Over the past couple of weeks, a number of readers have pushed a dialogue about The Leader and its quality of journalism. While our wonderful editor, Adam Zuvanich, addressed some of this in last week’s column, I need to offer perspective to the conversation.
Specifically, some of our reporting on Waltrip High School has been difficult – for us, but mostly for the people who love Waltrip, who want to see it succeed, and who have fond memories of their childhood school.
Two weeks ago, we reported about a group of students and parents who complained to the HISD board. And just as we were leaving the office last Friday, we heard from another group of parents who told us about a brawl that covered half the gymnasium floor. We were even provided video of the melee and made a grueling decision that the public needed to know about – and see – this fight. High school fights are a dime a dozen, and I’ve seen plenty of them. This was no dime.
Readers, as should be the case with any good newspaper, let us have it. Among other things, we were told:
- We shouldn’t show video of a fight at Waltrip.
- We shouldn’t write stories about a fight; instead, we should focus on the positive stories from the school.
- Did we do even a smidge of research on the fight, or did we just post a story to inflame the masses?
- The Leader now believes that one fight at a high school validates writing a story. Guess what? the reader asked. These fights happen daily.
These are but a sampling of the comments we’ve received, but they cover the most important accusations I want to personally address. For almost seven years, I’ve devoted every ounce of my professional energy to publishing a community newspaper that matters. In a time when media has completely lost its mind, The Leader has worked to be a bastion for relevant news, wonderful stories about the community, and perspective that you can’t find in any other publication. We’ve sought to remain focused on the issues that impact our neighborhoods, while doing our best to address concerns that could stand a little light.
What I want readers to understand today is what we couldn’t tell you yesterday, for lack of verification. For instance:
The fight we showed from Waltrip wasn’t the only one that day. One teacher told us there may have been as many as five. Another parent said her daughter knew of four. To us, the melee in the gym wasn’t one fight – there were multiple fights at the same time, without an adult to be found.
Another concern we had, as has been verified to us by parents now, is that no notification was given to parents about some of the safety concerns at the school. There were notifications about prom and other school events, but nothing about any safety concerns – or that the problem was being addressed. As far as we know, that still has not happened.
We also learned, but couldn’t verify until early this week, that ambulances were called to the school to transport students injured in the fight. When ambulances are required for a high school fight, we believe it goes beyond the pale of just kids being kids.
In all of the reporting we’ve done on this issue – and Adam has done another great job in today’s edition giving more insight into some of the concerns – I hope readers will understand two things.
First, more than at any other time during our ownership of The Leader, we research and interview our work better than ever before.
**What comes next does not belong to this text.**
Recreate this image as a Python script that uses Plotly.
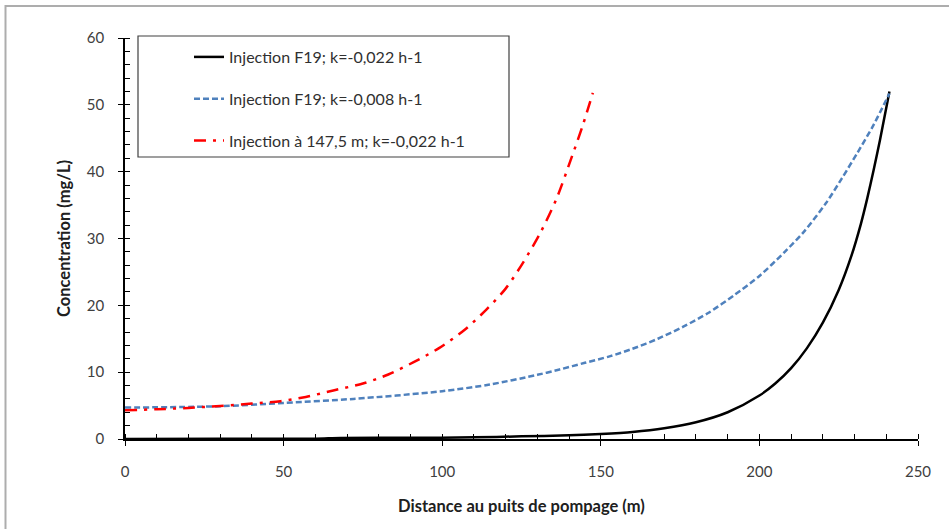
import plotly.graph_objects as go

# Data
black_x = [0, 30, 60, 68, 90, 110, 125, 140, 150, 160, 170, 180, 190, 200, 205, 210, 215, 220, 225, 229, 232, 234, 236, 238, 241]
black_y = [0.0, 0.02, 0.05, 0.15, 0.18, 0.25, 0.4, 0.55, 0.75, 1.05, 1.6, 2.5, 4.0, 6.5, 8.3, 10.6, 13.6, 17.4, 22.3, 27.4, 32.2, 36.0, 40.2, 44.7, 52.0]

blue_x = [0, 30, 50, 72, 100, 115, 130, 137, 145, 153, 160, 168, 176, 184, 192, 200, 208, 214, 221, 226, 231, 236, 241]
blue_y = [4.7, 4.9, 5.4, 6.0, 7.15, 8.15, 9.6, 10.4, 11.4, 12.4, 13.5, 15.0, 16.8, 18.9, 21.5, 24.4, 28.0, 31.0, 35.3, 39.0, 42.9, 47.0, 51.7]

red_x = [0, 10, 20, 30, 40, 49, 57, 66, 75, 83, 91, 99, 107, 114, 120, 125.5, 131, 136, 141, 144.3, 147.5]
red_y = [4.3, 4.45, 4.65, 4.95, 5.3, 5.65, 6.3, 7.3, 8.3, 9.65, 11.5, 13.6, 16.3, 19.4, 22.5, 26.4, 30.9, 35.9, 42.4, 46.9, 51.8]

names = ["Injection F19; k=-0,022 h-1",
         "Injection F19; k=-0,008 h-1",
         "Injection à 147,5 m; k=-0,022 h-1"]

x_title = "Distance au puits de pompage (m)"
y_title = "Concentration (mg/L)"

FONT = "Lato, Open Sans, sans-serif"
W, H = 949, 529
ML, MR, MT, MB = 125, 31, 38, 90
PW, PH = W - ML - MR, H - MT - MB

def px_x(p):
    return (p - ML) / PW

def px_y(p):
    return (H - MB - p) / PH

fig = go.Figure()
fig.add_trace(go.Scatter(x=black_x, y=black_y, mode="lines", name=names[0], legendgroup="a",
                         line=dict(color="#000000", width=2.5, shape="spline", smoothing=0.8)))
fig.add_trace(go.Scatter(x=blue_x, y=blue_y, mode="lines", name=names[1], legendgroup="b",
                         line=dict(color="#4f81bd", width=2.5, dash="6px,3px", shape="spline", smoothing=0.8)))
fig.add_trace(go.Scatter(x=red_x, y=red_y, mode="lines", name=names[2], legendgroup="c",
                         line=dict(color="#ff0000", width=2.5, dash="12px,7px,3px,7px", shape="spline", smoothing=0.8)))

axis_common = dict(showgrid=False, zeroline=False, showline=True, linecolor="#000000", linewidth=1.5,
                   ticks="outside", ticklen=5, tickwidth=1, tickcolor="#000000",
                   tickfont=dict(family=FONT, size=15, color="#404040"))

fig.update_layout(
    width=W, height=H,
    margin=dict(l=ML, r=MR, t=MT, b=MB),
    paper_bgcolor="white", plot_bgcolor="white",
    font=dict(family=FONT, size=15, color="#404040"),
    xaxis=dict(range=[0, 250], dtick=50, tick0=0,
               minor=dict(dtick=10, ticks="inside", ticklen=5, tickcolor="#000000", tickwidth=1),
               ticklabelstandoff=13,
               title=dict(text="<b>" + x_title + "</b>", font=dict(family=FONT, size=16.5, color="#202020"), standoff=22),
               **axis_common),
    yaxis=dict(range=[0, 60], dtick=10, tick0=0,
               minor=dict(dtick=2, ticks="inside", ticklen=5, tickcolor="#000000", tickwidth=1),
               ticklabelstandoff=11,
               title=dict(text="<b>" + y_title + "</b>", font=dict(family=FONT, size=16.5, color="#202020"), standoff=12),
               **axis_common),
    xaxis2=dict(overlaying="x", range=[0, 250], dtick=50, tick0=0, ticks="inside", ticklen=5,
                tickcolor="#000000", showticklabels=False, showline=False, showgrid=False, zeroline=False,
                side="bottom", anchor="y"),
    yaxis2=dict(overlaying="y", range=[0, 60], dtick=10, tick0=0, ticks="inside", ticklen=5,
                tickcolor="#000000", showticklabels=False, showline=False, showgrid=False, zeroline=False,
                side="left", anchor="x"),
    showlegend=True,
    legend=dict(x=px_x(189), y=px_y(40), xanchor="left", yanchor="top",
                bgcolor="rgba(0,0,0,0)", borderwidth=0, tracegroupgap=18,
                font=dict(family=FONT, size=16, color="#303030")),
    shapes=[
        dict(type="rect", xref="paper", yref="paper",
             x0=px_x(138), x1=px_x(509), y0=px_y(157), y1=px_y(36),
             line=dict(color="#404040", width=1.2), fillcolor="white", layer="below"),
        dict(type="rect", xref="paper", yref="paper",
             x0=px_x(5.5), x1=px_x(1000), y0=px_y(600), y1=px_y(6),
             line=dict(color="#adadad", width=2), fillcolor="rgba(0,0,0,0)", layer="below"),
    ],
)

# invisible helper trace so the overlay axes (crossing major ticks) are drawn
fig.add_trace(go.Scatter(x=[None], y=[None], xaxis="x2", yaxis="y2", showlegend=False, hoverinfo="skip"))

fig.write_html("out.html", config={"displayModeBar": False},
               post_script="document.body.style.margin='0';document.body.style.overflow='hidden';")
Together, Adam and I spent most of our Friday night on the phone. Our last conversation was at 11 p.m., after I had talked to one parent and he had talked to two others. We called and emailed the HISD Press Office to hopefully get the administration’s perspective on the issue. Adam texted with Elizabeth Santos, the HISD trustee who represents Waltrip, and she had very few details. We got another call from HISD that said they wouldn’t release anything other than an acknowledgement that the brawl happened. And when we followed up to ask about multiple fights on the same day, we were told HISD would have no further comment.
In the course of reporting on this story, we’ve talked to no fewer than 12 people to piece information together, and we’ve only reported when three or more people have corroborated the same things.
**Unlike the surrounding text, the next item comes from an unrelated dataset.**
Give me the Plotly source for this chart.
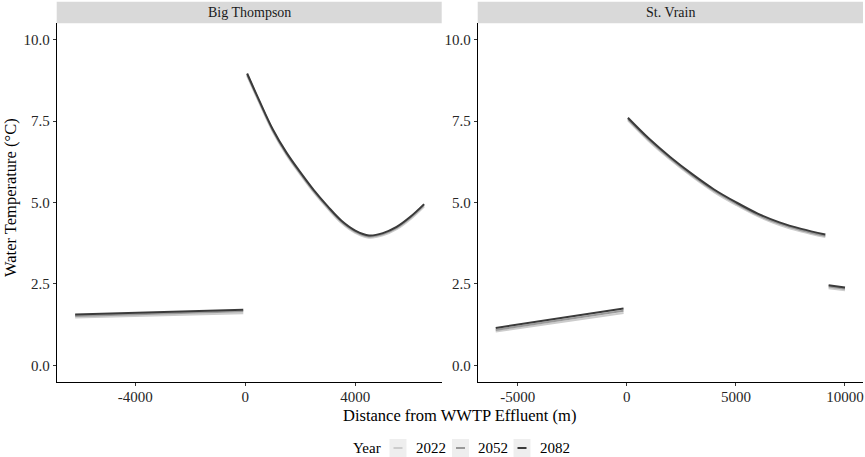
import plotly.graph_objects as go

# ---------------- data ----------------
years = ["2022", "2052", "2082"]
year_colors = {"2022": "#cccccc", "2052": "#999999", "2082": "#3a3a3a"}

sites = ["Big Thompson", "St. Vrain"]

# Big Thompson
bt_up_x = [-6180, -70]
bt_up = {"2022": [1.47, 1.60], "2052": [1.52, 1.66], "2082": [1.56, 1.71]}
bt_dn_x = [70, 500, 1000, 1500, 2000, 2500, 3000, 3500, 4000, 4500, 5000, 5500, 6000, 6500]
bt_dn_2082 = [8.96, 8.15, 7.25, 6.53, 5.93, 5.37, 4.88, 4.44, 4.14, 3.99, 4.06, 4.25, 4.56, 4.95]
bt_dn_2052 = [8.93, 8.12, 7.22, 6.50, 5.90, 5.34, 4.85, 4.41, 4.11, 3.96, 4.03, 4.22, 4.53, 4.92]
bt_dn_2022 = [8.89, 8.08, 7.18, 6.46, 5.86, 5.30, 4.81, 4.37, 4.07, 3.92, 3.99, 4.18, 4.49, 4.88]
bt_dn = {"2022": bt_dn_2022, "2052": bt_dn_2052, "2082": bt_dn_2082}

# St. Vrain
sv_up_x = [-6010, -150]
sv_up = {"2022": [1.04, 1.61], "2052": [1.09, 1.68], "2082": [1.15, 1.75]}
sv_dn_x = [50, 1000, 2000, 3000, 4000, 5000, 6000, 7000, 8000, 9100]
sv_dn_2082 = [7.60, 6.97, 6.39, 5.87, 5.40, 5.01, 4.66, 4.39, 4.19, 4.02]
sv_dn_2052 = [7.56, 6.93, 6.35, 5.83, 5.36, 4.97, 4.62, 4.35, 4.15, 3.98]
sv_dn_2022 = [7.52, 6.89, 6.31, 5.79, 5.32, 4.93, 4.58, 4.31, 4.11, 3.94]
sv_dn = {"2022": sv_dn_2022, "2052": sv_dn_2052, "2082": sv_dn_2082}
sv_far_x = [9250, 10000]
sv_far = {"2022": [2.37, 2.31], "2052": [2.42, 2.35], "2082": [2.46, 2.39]}

bt_xticks = [-4000, 0, 4000]
sv_xticks = [-5000, 0, 5000, 10000]
yticks = [0.0, 2.5, 5.0, 7.5, 10.0]

x_title = "Distance from WWTP Effluent (m)"
y_title = "Water Temperature (°C)"
legend_title = "Year"

# ---------------- figure ----------------
FONT = "Liberation Serif"
W, H = 865, 457
fig = go.Figure()


def px_x(p):
    return p / W


def px_y(p):
    return 1 - p / H


def join(segments):
    xs, ys = [], []
    for sx, sy in segments:
        if xs:
            xs.append(None)
            ys.append(None)
        xs.extend(sx)
        ys.extend(sy)
    return xs, ys


for yr in years:
    xs, ys = join([(bt_up_x, bt_up[yr]), (bt_dn_x, bt_dn[yr])])
    fig.add_trace(go.Scatter(x=xs, y=ys, mode="lines", name=yr, legendgroup=yr,
                             line=dict(color=year_colors[yr], width=2, shape="spline"),
                             xaxis="x", yaxis="y", showlegend=False, hoverinfo="skip"))
    xs, ys = join([(sv_up_x, sv_up[yr]), (sv_dn_x, sv_dn[yr]), (sv_far_x, sv_far[yr])])
    fig.add_trace(go.Scatter(x=xs, y=ys, mode="lines", name=yr, legendgroup=yr,
                             line=dict(color=year_colors[yr], width=2, shape="spline"),
                             xaxis="x2", yaxis="y2", showlegend=False, hoverinfo="skip"))

axis_common = dict(showgrid=False, zeroline=False, showline=True, linecolor="black",
                   linewidth=1, ticks="outside", ticklen=3, tickcolor="#333333",
                   tickfont=dict(family=FONT, size=15, color="#262626"))

dom_left = [px_x(56.7), px_x(441.7)]
dom_right = [px_x(477.7), px_x(863)]
dom_y = [px_y(381.7), px_y(23.3)]

fig.update_layout(
    width=W, height=H,
    margin=dict(l=0, r=0, t=0, b=0),
    paper_bgcolor="white", plot_bgcolor="white",
    font=dict(family=FONT, color="black"),
    xaxis=dict(domain=dom_left, range=[-6850, 7140], tickvals=bt_xticks,
               ticktext=[str(v) for v in bt_xticks], anchor="y", ticklabelstandoff=-2,
               **axis_common),
    yaxis=dict(domain=dom_y, range=[-0.5, 10.5], tickvals=yticks,
               ticktext=[f"{v:.1f}" for v in yticks], anchor="x", **axis_common),
    xaxis2=dict(domain=dom_right, range=[-6835, 10826], tickvals=sv_xticks,
                ticktext=[str(v) for v in sv_xticks], anchor="y2", ticklabelstandoff=-2,
                **axis_common),
    yaxis2=dict(domain=dom_y, range=[-0.5, 10.5], tickvals=yticks,
                ticktext=[f"{v:.1f}" for v in yticks], anchor="x2", **axis_common),
    showlegend=False,
)

shapes = []
annotations = []
# facet strips
for dom, name in [(dom_left, sites[0]), (dom_right, sites[1])]:
    shapes.append(dict(type="rect", xref="paper", yref="paper", x0=dom[0], x1=dom[1],
                       y0=px_y(23.3), y1=px_y(1.7), fillcolor="#d9d9d9", line=dict(width=0),
                       layer="below"))
    annotations.append(dict(text=name, xref="paper", yref="paper", x=(dom[0] + dom[1]) / 2,
                            y=px_y(12.5), xanchor="center", yanchor="middle",
                            showarrow=False, font=dict(family=FONT, size=14, color="#1a1a1a")))

# axis titles
annotations.append(dict(text=x_title, xref="paper", yref="paper", x=px_x(460), y=px_y(415),
                        xanchor="center", yanchor="middle", showarrow=False,
                        font=dict(family=FONT, size=16.5, color="black")))
annotations.append(dict(text=y_title, xref="paper", yref="paper", x=px_x(10), y=px_y(198),
                        xanchor="center", yanchor="middle", textangle=-90, showarrow=False,
                        font=dict(family=FONT, size=16.5, color="black")))

# legend (drawn as marks + text)
leg_y = 448
annotations.append(dict(text=legend_title, xref="paper", yref="paper", x=px_x(351), y=px_y(leg_y),
                        xanchor="left", yanchor="middle", showarrow=False,
                        font=dict(family=FONT, size=15, color="black")))
key_left = {"2022": 389.5, "2052": 452, "2082": 513.5}
for yr in years:
    kx = key_left[yr]
    shapes.append(dict(type="rect", xref="paper", yref="paper", x0=px_x(kx), x1=px_x(kx + 17),
                       y0=px_y(457), y1=px_y(439), fillcolor="#eeeeee", line=dict(width=0)))
    shapes.append(dict(type="line", xref="paper", yref="paper", x0=px_x(kx + 4), x1=px_x(kx + 13),
                       y0=px_y(leg_y), y1=px_y(leg_y),
                       line=dict(color=year_colors[yr], width=2)))
    annotations.append(dict(text=yr, xref="paper", yref="paper", x=px_x(kx + 24), y=px_y(leg_y),
                            xanchor="left", yanchor="middle", showarrow=False,
                            font=dict(family=FONT, size=15, color="black")))

fig.update_layout(shapes=shapes, annotations=annotations)

fig.write_html("out.html", config={"displayModeBar": False},
               post_script="document.body.style.margin='0';document.body.style.padding='0';")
For anyone to imply that we haven’t researched our reporting is just wrong. Trust me, I’ve read plenty of reporting that was done half-way. That was not the case.
Second, and most important, I want to reiterate the purpose for a media organization like us – one that is proud to represent our community – reporting on such an unsettling story.
We have one goal, and one goal only. We want the problems at Waltrip addressed. We want the school to improve. We want the administration to be candid with the parents. And we want our students to walk into school without an ounce of fear. They deserve that, and every single one of us should want that.
Sure, we could sweep the negativity under the gym bleachers, but that doesn’t help the problem.
Here’s what I can guarantee: Regardless of HISD’s transparency with us, there are conversations happening inside the halls of Waltrip and HISD’s administrative office. We know for a fact Santos is asking for answers. We’re pretty sure teachers and administrators at Waltrip have security top of mind. And we know parents and their children are having conversations about personal safety in light of the discontent at the school.
In a year from now – maybe at the start of next semester – all of this will be forgotten. But today, right now, it is important that we’re aware. It’s important that something change. And if some of our readers are mad at us, and question our judgment, we’ll take that a thousand times over if Waltrip High School improves.